(begin)

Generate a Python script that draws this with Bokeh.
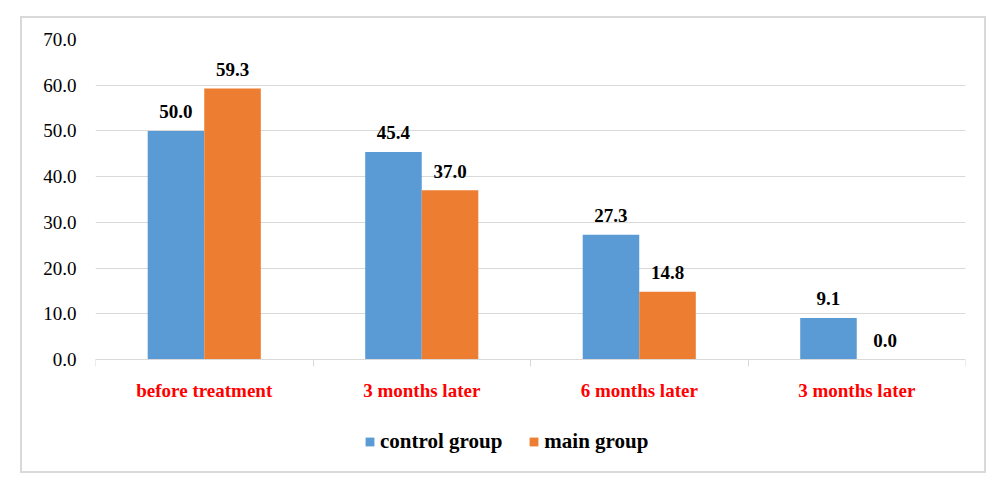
from bokeh.plotting import figure
from bokeh.models import (ColumnDataSource, FixedTicker, Legend, LegendItem,
                          PrintfTickFormatter, InlineStyleSheet)
from bokeh.core.properties import value
from bokeh.embed import file_html
from bokeh.resources import INLINE

categories = ["before treatment", "3 months later", "6 months later", "3 months later"]
control_group = [50.0, 45.4, 27.3, 9.1]
main_group = [59.3, 37.0, 14.8, 0.0]
y_ticks = [0, 10, 20, 30, 40, 50, 60, 70]

BLUE = "#5b9bd5"
ORANGE = "#ed7d31"
GRID = "#d9d9d9"
SERIF = "Liberation Serif"
FS = "19px"

centers = [i + 0.5 for i in range(len(categories))]
bw = 0.26
src_c = ColumnDataSource(dict(x=[c - bw / 2 for c in centers], top=control_group,
                              lab=["%.1f" % v for v in control_group]))
src_m = ColumnDataSource(dict(x=[c + bw / 2 for c in centers], top=main_group,
                              lab=["%.1f" % v for v in main_group]))

# frame extends below zero so the category labels and legend live inside it
px_per_unit = 320 / 70.0
y_bottom = -100 / px_per_unit

p = figure(width=1000, height=485, output_backend="svg", toolbar_location=None,
           x_range=(0, len(categories)), y_range=(y_bottom, 70),
           min_border_left=95, min_border_right=35, min_border_top=39, min_border_bottom=26)
p.outline_line_color = None
p.stylesheets = [InlineStyleSheet(css="""
:host { position: relative; }
:host::after {
  content: ""; position: absolute; left: 20px; top: 16px; width: 962px; height: 453px;
  border: 2px solid #d9d9d9; pointer-events: none; box-sizing: content-box; z-index: 10;
}
""")]

rc = p.vbar(x="x", top="top", width=bw, source=src_c, color=BLUE, line_color=None)
rm = p.vbar(x="x", top="top", width=bw, source=src_m, color=ORANGE, line_color=None)

for s in (src_c, src_m):
    p.text(x="x", y="top", text="lab", source=s, y_offset=-12.5,
           text_align="center", text_baseline="bottom",
           text_font=value(SERIF), text_font_style="bold", text_font_size=FS,
           text_color="black")

# y axis
p.yaxis.ticker = FixedTicker(ticks=y_ticks)
p.yaxis.formatter = PrintfTickFormatter(format="%.1f")
p.yaxis.axis_line_color = None
p.yaxis.major_tick_line_color = None
p.yaxis.major_tick_out = 0
p.yaxis.major_tick_in = 0
p.yaxis.minor_tick_line_color = None
p.yaxis.major_label_text_font = SERIF
p.yaxis.major_label_text_font_size = FS
p.yaxis.major_label_text_color = "black"
p.yaxis.major_label_standoff = 19
p.ygrid.ticker = FixedTicker(ticks=y_ticks)
p.ygrid.grid_line_color = GRID
p.xgrid.grid_line_color = None

# x axis, pinned at zero
p.xaxis.fixed_location = 0
p.xaxis.ticker = FixedTicker(ticks=centers, minor_ticks=list(range(len(categories) + 1)))
p.xaxis.major_label_overrides = {c: lab for c, lab in zip(centers, categories)}
p.xaxis.axis_line_color = GRID
p.xaxis.major_tick_line_color = None
p.xaxis.major_tick_out = 0
p.xaxis.major_tick_in = 0
p.xaxis.minor_tick_line_color = GRID
p.xaxis.minor_tick_out = 7
p.xaxis.minor_tick_in = 0
p.xaxis.major_label_text_font = SERIF
p.xaxis.major_label_text_font_style = "bold"
p.xaxis.major_label_text_font_size = FS
p.xaxis.major_label_text_color = "#ff0000"
p.xaxis.major_label_standoff = 13

legend = Legend(items=[LegendItem(label="control group", renderers=[rc]),
                       LegendItem(label="main group", renderers=[rm])],
                orientation="horizontal", location=(269, 5),
                glyph_width=11, glyph_height=11, label_standoff=5, spacing=26,
                label_text_font=SERIF, label_text_font_style="bold",
                label_text_font_size="21px", label_text_color="black",
                border_line_color=None, background_fill_alpha=0, padding=0, margin=0)
p.add_layout(legend)

open("out.html", "w").write(file_html(p, INLINE))
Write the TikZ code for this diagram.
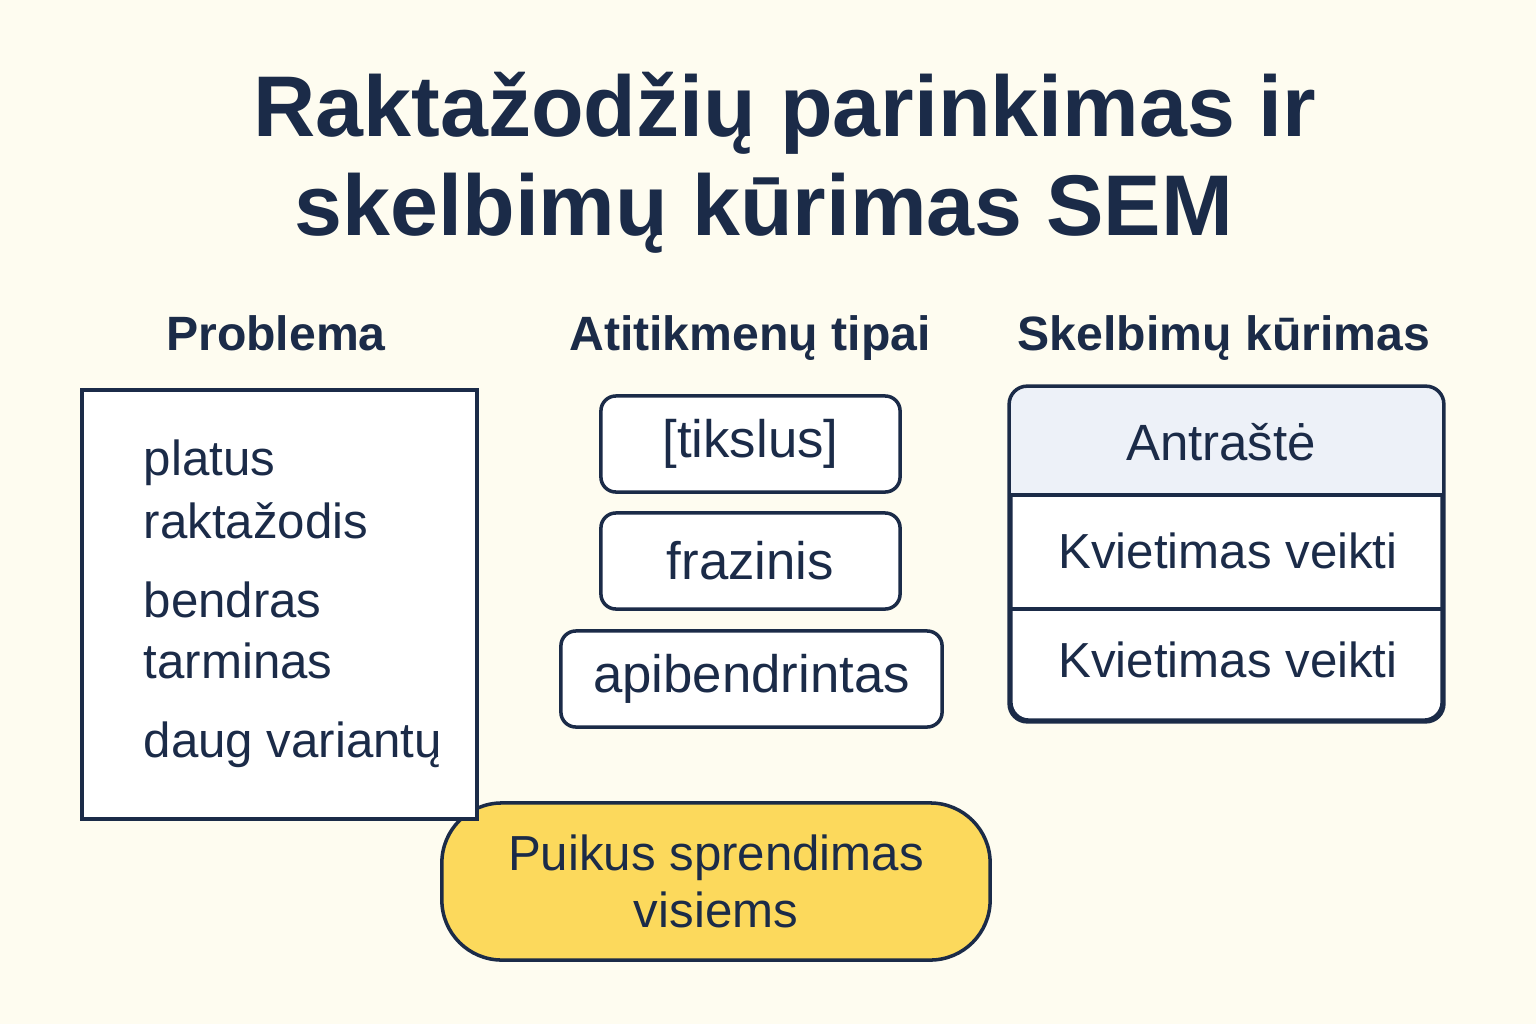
\documentclass[tikz,border=0pt]{standalone}
\usepackage{fontspec}
\setmainfont{Liberation Sans}
\definecolor{ink}{HTML}{1B2B48}
\definecolor{cream}{HTML}{FEFCF0}
\definecolor{gold}{HTML}{FCD95C}
\definecolor{hdr}{HTML}{EDF1F8}
\begin{document}
\begin{tikzpicture}[x=0.01cm,y=-0.01cm,every node/.style={text=ink},
	box/.style={draw=ink,line width=1pt,fill=white},
	matchbox/.style={box,rounded corners=0.15cm,minimum width=2.99cm,minimum height=0.96cm,font=\fontsize{15}{18}\selectfont},
	head/.style={anchor=base,font=\bfseries\fontsize{13.7}{16}\selectfont},
	item/.style={anchor=base west,inner sep=0pt,font=\fontsize{14}{17}\selectfont},
	cell/.style={anchor=base,font=\fontsize{14}{17}\selectfont}]
\fill[cream] (0,0) rectangle (1536,1024);
\useasboundingbox (0,0) rectangle (1536,1024);
% title
\node (title1) at (785,136) [anchor=base,font=\bfseries\fontsize{24.5}{29}\selectfont] {Raktažodžių parinkimas ir};
\node (title2) at (764,235) [anchor=base,font=\bfseries\fontsize{24.5}{29}\selectfont] {skelbimų kūrimas SEM};
% column heads
\node (headprob) at (276,350) [head] {Problema};
\node (headmatch) at (750,350) [head] {Atitikmenų tipai};
\node (headads) at (1224,350) [head] {Skelbimų kūrimas};
% solution
\node (sol) at (716,881.5) [box,fill=gold,rounded corners=0.6cm,minimum width=5.48cm,minimum height=1.57cm,
	align=center,font=\fontsize{14}{16.2}\selectfont] {Puikus sprendimas\\visiems};
% problem
\node (prob) at (279.5,604.5) [box,minimum width=3.95cm,minimum height=4.29cm] {};
\node (broad1) at (143,475) [item] {platus};
\node (broad2) at (143,538) [item] {raktažodis};
\node (general1) at (143,617) [item] {bendras};
\node (general2) at (143,678) [item] {tarminas};
\node (variants) at (143,757) [item] {daug variantų};
% match types
\node (exact) at (750.5,444) [matchbox] {[tikslus]};
\node (phrase) at (750.5,561) [matchbox] {frazinis};
\node (broad) at (751.5,679) [matchbox,minimum width=3.81cm] {apibendrintas};
% ads
\node (tbl) at (1226.5,554) [box,rounded corners=0.18cm,minimum width=4.31cm,minimum height=3.32cm] {};
\begin{scope}
	\clip[rounded corners=0.18cm] (tbl.south west) rectangle (tbl.north east);
	\fill[hdr] (tbl.north west) rectangle (tbl.east |- 0,495);
\end{scope}
\draw[draw=ink,line width=1pt,rounded corners=0.18cm] (tbl.south west) rectangle (tbl.north east);
\draw[draw=ink,line width=1pt] (tbl.west |- 0,495) -- (tbl.east |- 0,495);
\draw[draw=ink,line width=1pt] (tbl.west |- 0,609) -- (tbl.east |- 0,609);
\node (headline) at (1221,460) [cell,font=\fontsize{14.5}{17}\selectfont] {Antraštė};
\node (cta1) at (1228,568) [cell] {Kvietimas veikti};
\node (cta2) at (1228,677) [cell] {Kvietimas veikti};
\end{tikzpicture}
\end{document}
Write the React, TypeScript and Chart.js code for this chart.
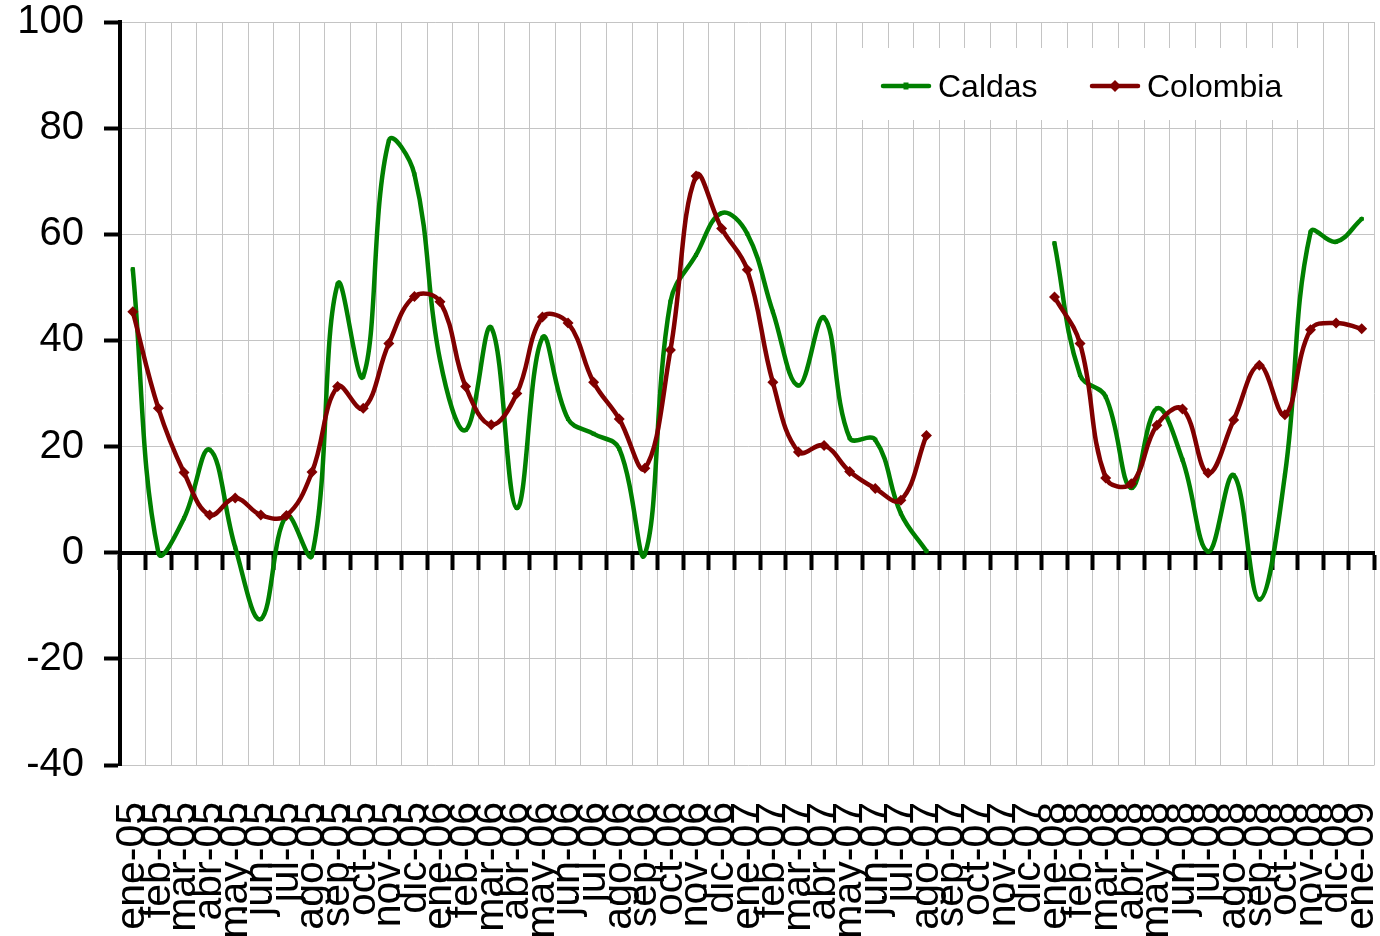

(end)

### Challenge
Repeat everything in the records precisely. Images are excluded from the copy.

### Response to this task
Generate a Python script that draws this with Bokeh.
from bokeh.plotting import figure
from bokeh.models import (ColumnDataSource, FixedTicker, Legend, LegendItem,
                          PrintfTickFormatter, InlineStyleSheet)
from bokeh.core.properties import value
from bokeh.embed import file_html
from bokeh.resources import INLINE

categories = ["before treatment", "3 months later", "6 months later", "3 months later"]
control_group = [50.0, 45.4, 27.3, 9.1]
main_group = [59.3, 37.0, 14.8, 0.0]
y_ticks = [0, 10, 20, 30, 40, 50, 60, 70]

BLUE = "#5b9bd5"
ORANGE = "#ed7d31"
GRID = "#d9d9d9"
SERIF = "Liberation Serif"
FS = "19px"

centers = [i + 0.5 for i in range(len(categories))]
bw = 0.26
src_c = ColumnDataSource(dict(x=[c - bw / 2 for c in centers], top=control_group,
                              lab=["%.1f" % v for v in control_group]))
src_m = ColumnDataSource(dict(x=[c + bw / 2 for c in centers], top=main_group,
                              lab=["%.1f" % v for v in main_group]))

# frame extends below zero so the category labels and legend live inside it
px_per_unit = 320 / 70.0
y_bottom = -100 / px_per_unit

p = figure(width=1000, height=485, output_backend="svg", toolbar_location=None,
           x_range=(0, len(categories)), y_range=(y_bottom, 70),
           min_border_left=95, min_border_right=35, min_border_top=39, min_border_bottom=26)
p.outline_line_color = None
p.stylesheets = [InlineStyleSheet(css="""
:host { position: relative; }
:host::after {
  content: ""; position: absolute; left: 20px; top: 16px; width: 962px; height: 453px;
  border: 2px solid #d9d9d9; pointer-events: none; box-sizing: content-box; z-index: 10;
}
""")]

rc = p.vbar(x="x", top="top", width=bw, source=src_c, color=BLUE, line_color=None)
rm = p.vbar(x="x", top="top", width=bw, source=src_m, color=ORANGE, line_color=None)

for s in (src_c, src_m):
    p.text(x="x", y="top", text="lab", source=s, y_offset=-12.5,
           text_align="center", text_baseline="bottom",
           text_font=value(SERIF), text_font_style="bold", text_font_size=FS,
           text_color="black")

# y axis
p.yaxis.ticker = FixedTicker(ticks=y_ticks)
p.yaxis.formatter = PrintfTickFormatter(format="%.1f")
p.yaxis.axis_line_color = None
p.yaxis.major_tick_line_color = None
p.yaxis.major_tick_out = 0
p.yaxis.major_tick_in = 0
p.yaxis.minor_tick_line_color = None
p.yaxis.major_label_text_font = SERIF
p.yaxis.major_label_text_font_size = FS
p.yaxis.major_label_text_color = "black"
p.yaxis.major_label_standoff = 19
p.ygrid.ticker = FixedTicker(ticks=y_ticks)
p.ygrid.grid_line_color = GRID
p.xgrid.grid_line_color = None

# x axis, pinned at zero
p.xaxis.fixed_location = 0
p.xaxis.ticker = FixedTicker(ticks=centers, minor_ticks=list(range(len(categories) + 1)))
p.xaxis.major_label_overrides = {c: lab for c, lab in zip(centers, categories)}
p.xaxis.axis_line_color = GRID
p.xaxis.major_tick_line_color = None
p.xaxis.major_tick_out = 0
p.xaxis.major_tick_in = 0
p.xaxis.minor_tick_line_color = GRID
p.xaxis.minor_tick_out = 7
p.xaxis.minor_tick_in = 0
p.xaxis.major_label_text_font = SERIF
p.xaxis.major_label_text_font_style = "bold"
p.xaxis.major_label_text_font_size = FS
p.xaxis.major_label_text_color = "#ff0000"
p.xaxis.major_label_standoff = 13

legend = Legend(items=[LegendItem(label="control group", renderers=[rc]),
                       LegendItem(label="main group", renderers=[rm])],
                orientation="horizontal", location=(269, 5),
                glyph_width=11, glyph_height=11, label_standoff=5, spacing=26,
                label_text_font=SERIF, label_text_font_style="bold",
                label_text_font_size="21px", label_text_color="black",
                border_line_color=None, background_fill_alpha=0, padding=0, margin=0)
p.add_layout(legend)

open("out.html", "w").write(file_html(p, INLINE))
Write the TikZ code for this diagram.
\documentclass[tikz,border=0pt]{standalone}
\usepackage{fontspec}
\setmainfont{Liberation Sans}
\definecolor{ink}{HTML}{1B2B48}
\definecolor{cream}{HTML}{FEFCF0}
\definecolor{gold}{HTML}{FCD95C}
\definecolor{hdr}{HTML}{EDF1F8}
\begin{document}
\begin{tikzpicture}[x=0.01cm,y=-0.01cm,every node/.style={text=ink},
	box/.style={draw=ink,line width=1pt,fill=white},
	matchbox/.style={box,rounded corners=0.15cm,minimum width=2.99cm,minimum height=0.96cm,font=\fontsize{15}{18}\selectfont},
	head/.style={anchor=base,font=\bfseries\fontsize{13.7}{16}\selectfont},
	item/.style={anchor=base west,inner sep=0pt,font=\fontsize{14}{17}\selectfont},
	cell/.style={anchor=base,font=\fontsize{14}{17}\selectfont}]
\fill[cream] (0,0) rectangle (1536,1024);
\useasboundingbox (0,0) rectangle (1536,1024);
% title
\node (title1) at (785,136) [anchor=base,font=\bfseries\fontsize{24.5}{29}\selectfont] {Raktažodžių parinkimas ir};
\node (title2) at (764,235) [anchor=base,font=\bfseries\fontsize{24.5}{29}\selectfont] {skelbimų kūrimas SEM};
% column heads
\node (headprob) at (276,350) [head] {Problema};
\node (headmatch) at (750,350) [head] {Atitikmenų tipai};
\node (headads) at (1224,350) [head] {Skelbimų kūrimas};
% solution
\node (sol) at (716,881.5) [box,fill=gold,rounded corners=0.6cm,minimum width=5.48cm,minimum height=1.57cm,
	align=center,font=\fontsize{14}{16.2}\selectfont] {Puikus sprendimas\\visiems};
% problem
\node (prob) at (279.5,604.5) [box,minimum width=3.95cm,minimum height=4.29cm] {};
\node (broad1) at (143,475) [item] {platus};
\node (broad2) at (143,538) [item] {raktažodis};
\node (general1) at (143,617) [item] {bendras};
\node (general2) at (143,678) [item] {tarminas};
\node (variants) at (143,757) [item] {daug variantų};
% match types
\node (exact) at (750.5,444) [matchbox] {[tikslus]};
\node (phrase) at (750.5,561) [matchbox] {frazinis};
\node (broad) at (751.5,679) [matchbox,minimum width=3.81cm] {apibendrintas};
% ads
\node (tbl) at (1226.5,554) [box,rounded corners=0.18cm,minimum width=4.31cm,minimum height=3.32cm] {};
\begin{scope}
	\clip[rounded corners=0.18cm] (tbl.south west) rectangle (tbl.north east);
	\fill[hdr] (tbl.north west) rectangle (tbl.east |- 0,495);
\end{scope}
\draw[draw=ink,line width=1pt,rounded corners=0.18cm] (tbl.south west) rectangle (tbl.north east);
\draw[draw=ink,line width=1pt] (tbl.west |- 0,495) -- (tbl.east |- 0,495);
\draw[draw=ink,line width=1pt] (tbl.west |- 0,609) -- (tbl.east |- 0,609);
\node (headline) at (1221,460) [cell,font=\fontsize{14.5}{17}\selectfont] {Antraštė};
\node (cta1) at (1228,568) [cell] {Kvietimas veikti};
\node (cta2) at (1228,677) [cell] {Kvietimas veikti};
\end{tikzpicture}
\end{document}
Write the React, TypeScript and Chart.js code for this chart.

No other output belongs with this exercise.